Twenty-fifth of December, of course; but is it really the day we now call 25th or the day we would have called 25th by last year’s calendar?
Arguments like this abounded 260 years ago this year, for in September 1752 England had adopted the Gregorian calendar. In Campden it seems that some very strong opinions were held, especially by a schoolmaster, John Freeman.
Julian versus Gregorian Calendar
The Julian calendar established by Julius Caesar initially worked better than the previous one, but century by century had got more and more out of step with the true astronomical dates of the longest and shortest days and the equinoxes. By 1582 it was 10 days out and an astronomer advised Pope Gregory XIII how to put matters right. Many countries cut the 10 days out of the calendar the next year, jumping from 4th October straight to 15th.

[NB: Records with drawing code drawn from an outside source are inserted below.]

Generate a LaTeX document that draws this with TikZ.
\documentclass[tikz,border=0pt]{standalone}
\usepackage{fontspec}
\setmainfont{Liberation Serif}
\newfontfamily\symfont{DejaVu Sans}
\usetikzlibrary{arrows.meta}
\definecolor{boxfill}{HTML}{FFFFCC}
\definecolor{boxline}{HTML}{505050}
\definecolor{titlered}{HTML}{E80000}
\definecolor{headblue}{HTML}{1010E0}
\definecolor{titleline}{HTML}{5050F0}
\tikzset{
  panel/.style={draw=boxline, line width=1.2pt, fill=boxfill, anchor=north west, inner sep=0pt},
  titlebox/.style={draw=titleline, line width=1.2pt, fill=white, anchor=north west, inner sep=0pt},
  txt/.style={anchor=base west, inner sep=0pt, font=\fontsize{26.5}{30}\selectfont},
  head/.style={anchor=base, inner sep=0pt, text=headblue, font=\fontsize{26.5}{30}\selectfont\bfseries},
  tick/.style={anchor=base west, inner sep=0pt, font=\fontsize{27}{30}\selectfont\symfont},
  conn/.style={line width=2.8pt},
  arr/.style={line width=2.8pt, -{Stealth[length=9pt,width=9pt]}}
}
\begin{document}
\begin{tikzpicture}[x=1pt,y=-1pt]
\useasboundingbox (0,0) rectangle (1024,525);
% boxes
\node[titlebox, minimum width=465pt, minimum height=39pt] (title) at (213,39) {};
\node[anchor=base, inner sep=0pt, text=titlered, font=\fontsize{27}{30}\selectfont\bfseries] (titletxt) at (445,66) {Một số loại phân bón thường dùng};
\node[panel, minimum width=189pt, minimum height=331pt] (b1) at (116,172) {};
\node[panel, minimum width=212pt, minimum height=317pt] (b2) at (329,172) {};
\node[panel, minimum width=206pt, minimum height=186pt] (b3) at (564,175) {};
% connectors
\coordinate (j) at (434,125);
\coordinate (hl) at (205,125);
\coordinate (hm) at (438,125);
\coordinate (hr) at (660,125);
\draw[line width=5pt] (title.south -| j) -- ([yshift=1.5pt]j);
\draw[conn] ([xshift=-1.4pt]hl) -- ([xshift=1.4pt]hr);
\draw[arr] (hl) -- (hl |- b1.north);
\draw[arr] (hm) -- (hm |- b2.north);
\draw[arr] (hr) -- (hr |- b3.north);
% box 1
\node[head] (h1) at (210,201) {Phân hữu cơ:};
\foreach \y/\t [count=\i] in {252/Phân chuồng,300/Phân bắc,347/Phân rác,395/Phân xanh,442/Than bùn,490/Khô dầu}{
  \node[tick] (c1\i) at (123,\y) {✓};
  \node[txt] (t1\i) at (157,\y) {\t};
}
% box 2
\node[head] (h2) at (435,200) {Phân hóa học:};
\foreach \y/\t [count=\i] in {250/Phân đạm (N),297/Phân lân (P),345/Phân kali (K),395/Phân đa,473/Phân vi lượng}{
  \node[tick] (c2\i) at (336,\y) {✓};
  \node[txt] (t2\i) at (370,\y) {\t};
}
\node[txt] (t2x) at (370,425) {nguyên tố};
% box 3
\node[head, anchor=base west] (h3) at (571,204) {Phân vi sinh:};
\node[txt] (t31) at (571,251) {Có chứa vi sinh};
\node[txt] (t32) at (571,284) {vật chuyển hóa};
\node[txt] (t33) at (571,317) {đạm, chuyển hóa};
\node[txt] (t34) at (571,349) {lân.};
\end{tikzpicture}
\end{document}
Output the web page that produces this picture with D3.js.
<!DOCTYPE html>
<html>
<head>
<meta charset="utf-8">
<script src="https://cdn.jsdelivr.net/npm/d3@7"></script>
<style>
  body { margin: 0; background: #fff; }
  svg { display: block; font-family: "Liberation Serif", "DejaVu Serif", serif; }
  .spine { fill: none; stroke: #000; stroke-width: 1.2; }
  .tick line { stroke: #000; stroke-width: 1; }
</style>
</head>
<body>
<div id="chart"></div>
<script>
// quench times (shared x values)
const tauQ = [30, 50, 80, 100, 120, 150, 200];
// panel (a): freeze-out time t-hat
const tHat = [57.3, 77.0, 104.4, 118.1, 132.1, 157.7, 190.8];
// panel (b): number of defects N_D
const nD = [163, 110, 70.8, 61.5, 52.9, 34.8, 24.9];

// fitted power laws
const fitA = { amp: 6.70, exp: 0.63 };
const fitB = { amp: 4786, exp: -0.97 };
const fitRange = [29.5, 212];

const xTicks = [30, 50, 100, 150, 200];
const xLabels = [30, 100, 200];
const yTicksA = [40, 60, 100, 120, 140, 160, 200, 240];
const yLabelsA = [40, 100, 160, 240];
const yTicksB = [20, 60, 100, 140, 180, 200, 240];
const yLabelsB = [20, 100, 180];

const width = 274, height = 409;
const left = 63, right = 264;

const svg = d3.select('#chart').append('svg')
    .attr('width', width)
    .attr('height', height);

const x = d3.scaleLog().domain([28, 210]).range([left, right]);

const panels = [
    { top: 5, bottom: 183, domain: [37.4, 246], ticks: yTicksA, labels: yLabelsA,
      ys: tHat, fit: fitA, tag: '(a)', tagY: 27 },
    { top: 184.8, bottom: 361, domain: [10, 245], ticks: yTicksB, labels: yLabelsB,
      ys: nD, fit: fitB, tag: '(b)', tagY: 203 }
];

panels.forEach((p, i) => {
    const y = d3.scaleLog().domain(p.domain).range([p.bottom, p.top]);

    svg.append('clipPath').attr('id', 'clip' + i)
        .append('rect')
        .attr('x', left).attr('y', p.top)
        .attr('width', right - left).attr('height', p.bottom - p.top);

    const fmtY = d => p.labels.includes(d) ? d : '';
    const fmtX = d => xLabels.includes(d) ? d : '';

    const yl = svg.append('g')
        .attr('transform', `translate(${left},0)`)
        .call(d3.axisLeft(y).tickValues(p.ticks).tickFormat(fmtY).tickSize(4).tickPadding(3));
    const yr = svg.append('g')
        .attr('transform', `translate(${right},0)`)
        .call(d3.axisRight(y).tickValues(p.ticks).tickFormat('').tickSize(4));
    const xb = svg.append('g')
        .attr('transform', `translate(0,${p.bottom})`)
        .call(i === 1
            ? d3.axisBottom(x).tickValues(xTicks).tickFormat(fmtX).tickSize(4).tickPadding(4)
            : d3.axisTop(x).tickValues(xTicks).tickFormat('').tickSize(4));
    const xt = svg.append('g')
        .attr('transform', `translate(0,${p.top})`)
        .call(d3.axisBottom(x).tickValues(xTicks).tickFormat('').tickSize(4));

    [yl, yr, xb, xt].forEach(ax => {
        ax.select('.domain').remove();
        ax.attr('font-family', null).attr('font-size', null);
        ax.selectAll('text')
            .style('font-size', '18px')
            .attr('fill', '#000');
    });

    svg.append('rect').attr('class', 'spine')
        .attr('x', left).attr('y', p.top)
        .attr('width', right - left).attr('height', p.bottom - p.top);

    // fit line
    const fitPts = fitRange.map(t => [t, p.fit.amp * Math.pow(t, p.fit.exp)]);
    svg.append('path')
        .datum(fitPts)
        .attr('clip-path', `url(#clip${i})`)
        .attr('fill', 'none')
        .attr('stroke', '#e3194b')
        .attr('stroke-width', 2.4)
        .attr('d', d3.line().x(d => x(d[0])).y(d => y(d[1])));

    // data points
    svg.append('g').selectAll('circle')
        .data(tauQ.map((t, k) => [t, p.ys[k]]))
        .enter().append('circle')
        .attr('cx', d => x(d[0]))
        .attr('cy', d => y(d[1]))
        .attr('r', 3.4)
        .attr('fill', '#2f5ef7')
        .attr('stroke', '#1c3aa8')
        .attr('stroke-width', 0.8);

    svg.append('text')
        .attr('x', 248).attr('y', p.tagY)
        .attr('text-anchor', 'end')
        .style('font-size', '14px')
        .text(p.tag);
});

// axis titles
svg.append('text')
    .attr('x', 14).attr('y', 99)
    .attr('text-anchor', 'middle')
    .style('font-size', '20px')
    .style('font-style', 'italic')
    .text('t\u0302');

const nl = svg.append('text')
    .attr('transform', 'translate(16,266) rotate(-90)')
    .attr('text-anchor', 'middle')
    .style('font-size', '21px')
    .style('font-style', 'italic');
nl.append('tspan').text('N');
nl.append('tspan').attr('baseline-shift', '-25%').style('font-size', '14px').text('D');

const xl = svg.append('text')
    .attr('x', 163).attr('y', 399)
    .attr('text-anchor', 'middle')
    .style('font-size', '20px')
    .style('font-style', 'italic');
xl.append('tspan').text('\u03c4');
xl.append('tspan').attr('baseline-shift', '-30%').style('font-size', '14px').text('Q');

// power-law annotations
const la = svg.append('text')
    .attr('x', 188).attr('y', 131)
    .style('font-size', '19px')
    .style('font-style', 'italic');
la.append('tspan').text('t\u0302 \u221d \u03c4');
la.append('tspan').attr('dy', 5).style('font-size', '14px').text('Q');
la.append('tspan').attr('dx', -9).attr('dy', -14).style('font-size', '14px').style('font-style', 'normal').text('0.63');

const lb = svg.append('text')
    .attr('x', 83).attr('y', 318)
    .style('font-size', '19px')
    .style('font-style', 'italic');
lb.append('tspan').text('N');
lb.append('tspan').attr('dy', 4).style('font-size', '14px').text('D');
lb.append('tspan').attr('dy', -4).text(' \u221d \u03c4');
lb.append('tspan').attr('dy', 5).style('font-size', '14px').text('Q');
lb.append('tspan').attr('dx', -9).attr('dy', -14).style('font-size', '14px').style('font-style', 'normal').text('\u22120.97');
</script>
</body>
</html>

However that was the period of the Reformation and of religious conflict, so England, in common with other newly Protestant countries, retained the old system. By 1752 the complications of having two different calendars in Europe can be imagined; by now they were 11 days apart and several Protestant states had already switched. For ordinary people in this country the difficulties of dates of fairs and rents due on quarter days getting further away from their original location in the agricultural year was proving a problem, so Britain’s calendar changed by dropping 11 days; 2nd September 1752 was followed by 14th. From that year too the New Year now began officially on 1st January instead of 25th March, but many people had been using both versions for some time (the tax-year didn’t change in real terms – that’s why today it starts on 6th April).
The Christian Year
Everyone was used to the date of Easter changing so few argued over that, but the Julian Calendar had been in use in Christ’s day. The equivalent day under the new calendar would be 6th January. Many people were so certain of this, that they celebrated on that day.
In Campden there seems to have been much discussion. John Freeman was strongly in favour of retaining Old Christmas Day. Perhaps it was the vicar, William Weston, who worked out a compromise. Certainly John Freeman seems to have accepted it, though whether willingly or unwillingly is not known. In his will, however, in amongst several charitable bequests he left half a guinea (10s 6d) a year for the vicar or his curate to give a special sermon on 6th January. So it was possible to celebrate Christmas Day on 25th December on either the new calendar or on the old calendar (or both) according to your beliefs and inclinations.